What you should do — Below are records that hold pictures; write out only the lines from their start through the line with "plt.rcParams['font.family'] = ['Liberation", exactly, and drop the pictures.

Input material —
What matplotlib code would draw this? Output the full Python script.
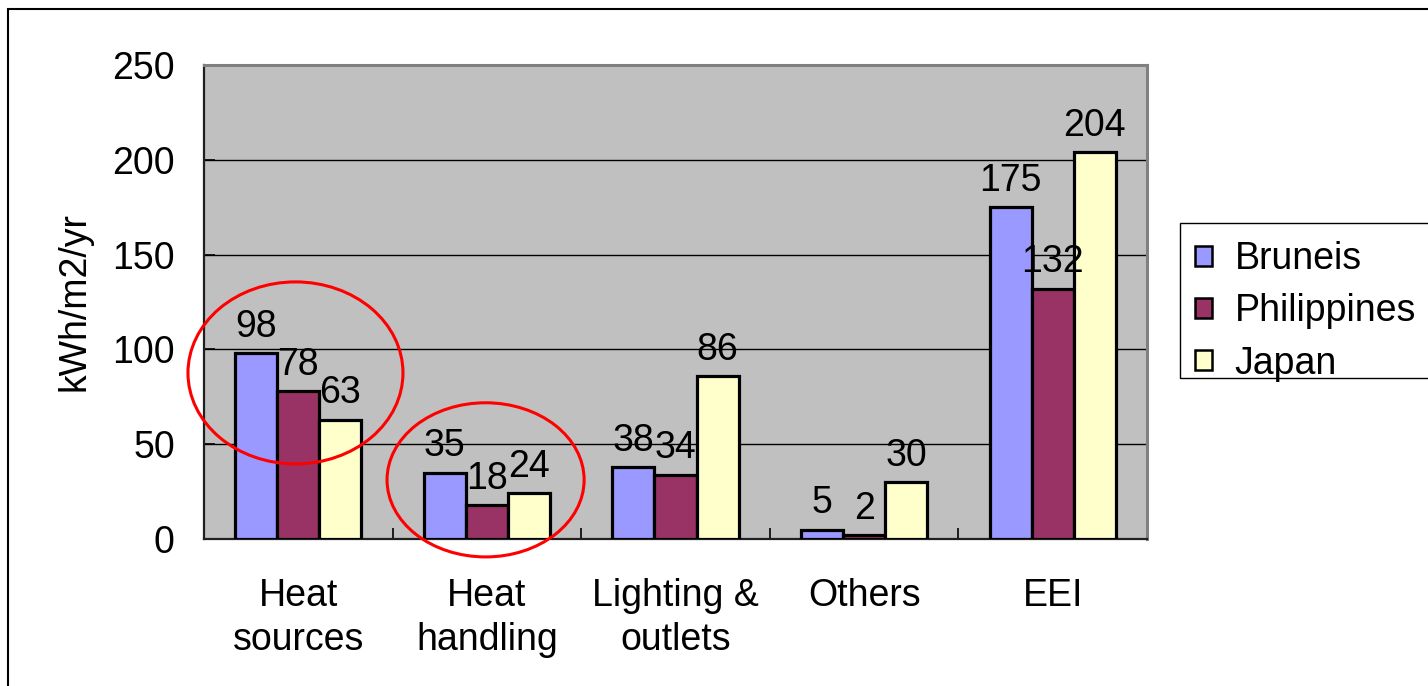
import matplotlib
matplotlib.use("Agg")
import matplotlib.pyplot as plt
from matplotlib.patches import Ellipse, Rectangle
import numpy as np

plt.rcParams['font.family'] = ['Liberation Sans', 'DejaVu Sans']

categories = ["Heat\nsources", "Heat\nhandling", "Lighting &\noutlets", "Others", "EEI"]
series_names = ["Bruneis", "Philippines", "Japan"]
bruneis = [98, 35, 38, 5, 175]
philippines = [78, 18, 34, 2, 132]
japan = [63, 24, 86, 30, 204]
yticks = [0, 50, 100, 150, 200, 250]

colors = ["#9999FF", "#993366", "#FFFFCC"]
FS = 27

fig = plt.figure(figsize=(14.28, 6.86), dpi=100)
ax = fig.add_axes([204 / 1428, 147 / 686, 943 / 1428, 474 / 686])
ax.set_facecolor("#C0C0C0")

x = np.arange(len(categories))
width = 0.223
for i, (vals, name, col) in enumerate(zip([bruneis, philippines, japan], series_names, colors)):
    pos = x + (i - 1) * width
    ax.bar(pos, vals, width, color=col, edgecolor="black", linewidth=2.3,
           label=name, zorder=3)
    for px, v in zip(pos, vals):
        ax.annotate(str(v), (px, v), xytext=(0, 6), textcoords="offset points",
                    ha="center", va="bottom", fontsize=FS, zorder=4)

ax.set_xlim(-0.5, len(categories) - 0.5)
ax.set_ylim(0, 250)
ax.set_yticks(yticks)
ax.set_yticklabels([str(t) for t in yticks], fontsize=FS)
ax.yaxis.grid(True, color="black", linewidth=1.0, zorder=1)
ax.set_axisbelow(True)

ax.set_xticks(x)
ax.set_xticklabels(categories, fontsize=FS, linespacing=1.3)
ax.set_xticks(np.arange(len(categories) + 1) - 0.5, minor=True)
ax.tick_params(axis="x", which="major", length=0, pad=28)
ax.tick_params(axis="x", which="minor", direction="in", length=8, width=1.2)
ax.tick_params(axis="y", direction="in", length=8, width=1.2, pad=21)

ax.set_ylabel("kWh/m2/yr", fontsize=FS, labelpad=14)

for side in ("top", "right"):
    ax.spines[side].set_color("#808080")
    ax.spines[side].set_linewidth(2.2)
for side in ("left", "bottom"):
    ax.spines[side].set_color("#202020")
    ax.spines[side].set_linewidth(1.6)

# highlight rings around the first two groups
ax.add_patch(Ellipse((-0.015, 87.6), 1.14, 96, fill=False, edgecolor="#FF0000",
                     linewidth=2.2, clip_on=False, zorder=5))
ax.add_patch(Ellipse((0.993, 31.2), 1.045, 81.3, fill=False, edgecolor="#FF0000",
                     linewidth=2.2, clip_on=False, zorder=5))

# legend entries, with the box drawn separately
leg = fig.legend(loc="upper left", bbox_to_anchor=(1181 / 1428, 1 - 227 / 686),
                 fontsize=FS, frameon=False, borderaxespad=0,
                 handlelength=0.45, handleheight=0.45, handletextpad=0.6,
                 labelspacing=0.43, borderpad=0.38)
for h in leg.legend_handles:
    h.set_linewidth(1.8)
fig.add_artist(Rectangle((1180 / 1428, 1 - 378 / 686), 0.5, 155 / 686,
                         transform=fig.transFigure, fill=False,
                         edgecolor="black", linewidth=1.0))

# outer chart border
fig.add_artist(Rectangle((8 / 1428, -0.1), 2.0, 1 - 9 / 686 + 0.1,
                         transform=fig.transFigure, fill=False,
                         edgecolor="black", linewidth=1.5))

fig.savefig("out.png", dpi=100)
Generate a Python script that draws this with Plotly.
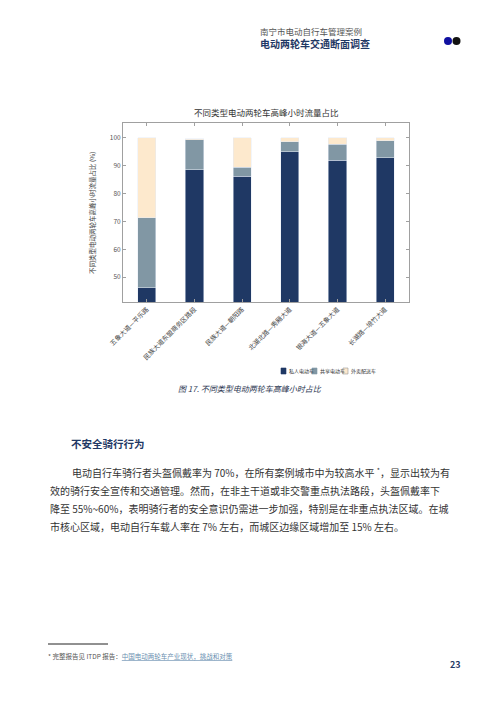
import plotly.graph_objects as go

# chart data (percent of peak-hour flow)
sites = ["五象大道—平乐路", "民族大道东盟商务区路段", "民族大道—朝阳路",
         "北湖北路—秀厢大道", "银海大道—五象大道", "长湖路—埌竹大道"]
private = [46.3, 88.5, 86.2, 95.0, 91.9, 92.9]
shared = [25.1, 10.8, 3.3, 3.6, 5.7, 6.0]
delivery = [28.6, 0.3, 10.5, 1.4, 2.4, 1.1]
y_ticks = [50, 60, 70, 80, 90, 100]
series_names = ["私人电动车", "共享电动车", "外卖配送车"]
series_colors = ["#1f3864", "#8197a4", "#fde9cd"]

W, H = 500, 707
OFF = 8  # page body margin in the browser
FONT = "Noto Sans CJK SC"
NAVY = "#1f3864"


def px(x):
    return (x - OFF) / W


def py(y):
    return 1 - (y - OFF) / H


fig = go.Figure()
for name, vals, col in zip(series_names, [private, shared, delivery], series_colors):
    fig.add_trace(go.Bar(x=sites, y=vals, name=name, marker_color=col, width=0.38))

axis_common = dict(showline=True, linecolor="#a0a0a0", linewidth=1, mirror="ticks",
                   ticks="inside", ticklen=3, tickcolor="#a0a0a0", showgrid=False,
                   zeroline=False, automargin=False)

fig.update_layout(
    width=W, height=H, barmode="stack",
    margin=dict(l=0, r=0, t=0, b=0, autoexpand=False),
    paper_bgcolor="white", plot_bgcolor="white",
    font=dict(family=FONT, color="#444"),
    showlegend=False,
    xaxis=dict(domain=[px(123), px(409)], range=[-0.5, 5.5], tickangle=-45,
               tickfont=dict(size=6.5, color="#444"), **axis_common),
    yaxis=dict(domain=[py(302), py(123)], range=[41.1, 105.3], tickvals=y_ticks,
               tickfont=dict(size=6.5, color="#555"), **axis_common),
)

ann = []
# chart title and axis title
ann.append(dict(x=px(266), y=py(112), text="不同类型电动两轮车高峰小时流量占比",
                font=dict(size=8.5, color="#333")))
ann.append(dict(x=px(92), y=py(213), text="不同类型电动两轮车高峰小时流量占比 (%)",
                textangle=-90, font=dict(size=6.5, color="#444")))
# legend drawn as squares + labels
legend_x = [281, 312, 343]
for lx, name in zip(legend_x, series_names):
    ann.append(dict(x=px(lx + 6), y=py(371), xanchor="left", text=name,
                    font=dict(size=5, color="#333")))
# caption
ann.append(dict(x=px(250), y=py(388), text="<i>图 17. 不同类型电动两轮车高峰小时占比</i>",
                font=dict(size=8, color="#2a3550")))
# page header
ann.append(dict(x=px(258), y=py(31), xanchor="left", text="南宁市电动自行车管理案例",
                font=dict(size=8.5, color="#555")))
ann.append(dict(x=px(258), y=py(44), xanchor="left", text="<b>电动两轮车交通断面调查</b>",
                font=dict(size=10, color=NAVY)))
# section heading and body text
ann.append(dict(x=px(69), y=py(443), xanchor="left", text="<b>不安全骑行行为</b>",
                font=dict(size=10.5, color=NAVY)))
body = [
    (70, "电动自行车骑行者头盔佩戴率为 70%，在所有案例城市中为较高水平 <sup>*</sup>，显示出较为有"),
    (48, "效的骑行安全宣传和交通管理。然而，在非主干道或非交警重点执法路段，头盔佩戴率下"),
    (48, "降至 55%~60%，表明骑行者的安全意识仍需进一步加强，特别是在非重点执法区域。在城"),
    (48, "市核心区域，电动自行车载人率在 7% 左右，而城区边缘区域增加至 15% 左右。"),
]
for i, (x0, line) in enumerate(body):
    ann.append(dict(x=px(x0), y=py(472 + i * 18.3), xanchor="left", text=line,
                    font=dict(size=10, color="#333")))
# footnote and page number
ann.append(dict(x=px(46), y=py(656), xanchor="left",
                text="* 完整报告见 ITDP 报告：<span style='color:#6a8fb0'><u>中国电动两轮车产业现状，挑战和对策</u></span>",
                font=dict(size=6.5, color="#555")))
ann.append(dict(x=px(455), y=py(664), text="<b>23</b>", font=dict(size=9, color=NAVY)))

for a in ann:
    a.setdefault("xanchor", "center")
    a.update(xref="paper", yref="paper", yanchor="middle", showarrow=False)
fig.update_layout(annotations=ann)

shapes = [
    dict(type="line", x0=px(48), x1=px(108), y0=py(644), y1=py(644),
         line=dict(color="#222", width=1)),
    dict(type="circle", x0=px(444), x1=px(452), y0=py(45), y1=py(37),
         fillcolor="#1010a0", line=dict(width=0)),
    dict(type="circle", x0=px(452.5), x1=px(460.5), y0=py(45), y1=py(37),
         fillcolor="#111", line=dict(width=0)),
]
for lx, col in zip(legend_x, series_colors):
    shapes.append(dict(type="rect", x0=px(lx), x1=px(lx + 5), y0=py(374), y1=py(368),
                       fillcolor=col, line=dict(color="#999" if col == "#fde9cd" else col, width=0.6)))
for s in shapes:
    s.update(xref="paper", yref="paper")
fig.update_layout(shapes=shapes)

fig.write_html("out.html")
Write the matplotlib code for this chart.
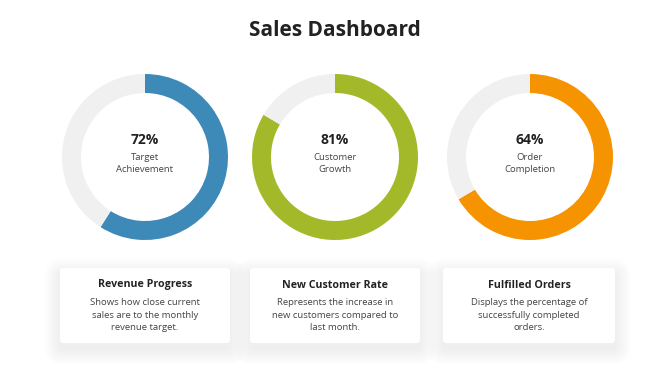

The solution —
What matplotlib code would draw this? Output the full Python script.
import matplotlib
matplotlib.use("Agg")
import matplotlib.pyplot as plt
from matplotlib.patches import Ellipse, Rectangle
import numpy as np

plt.rcParams['font.family'] = ['Liberation Sans', 'DejaVu Sans']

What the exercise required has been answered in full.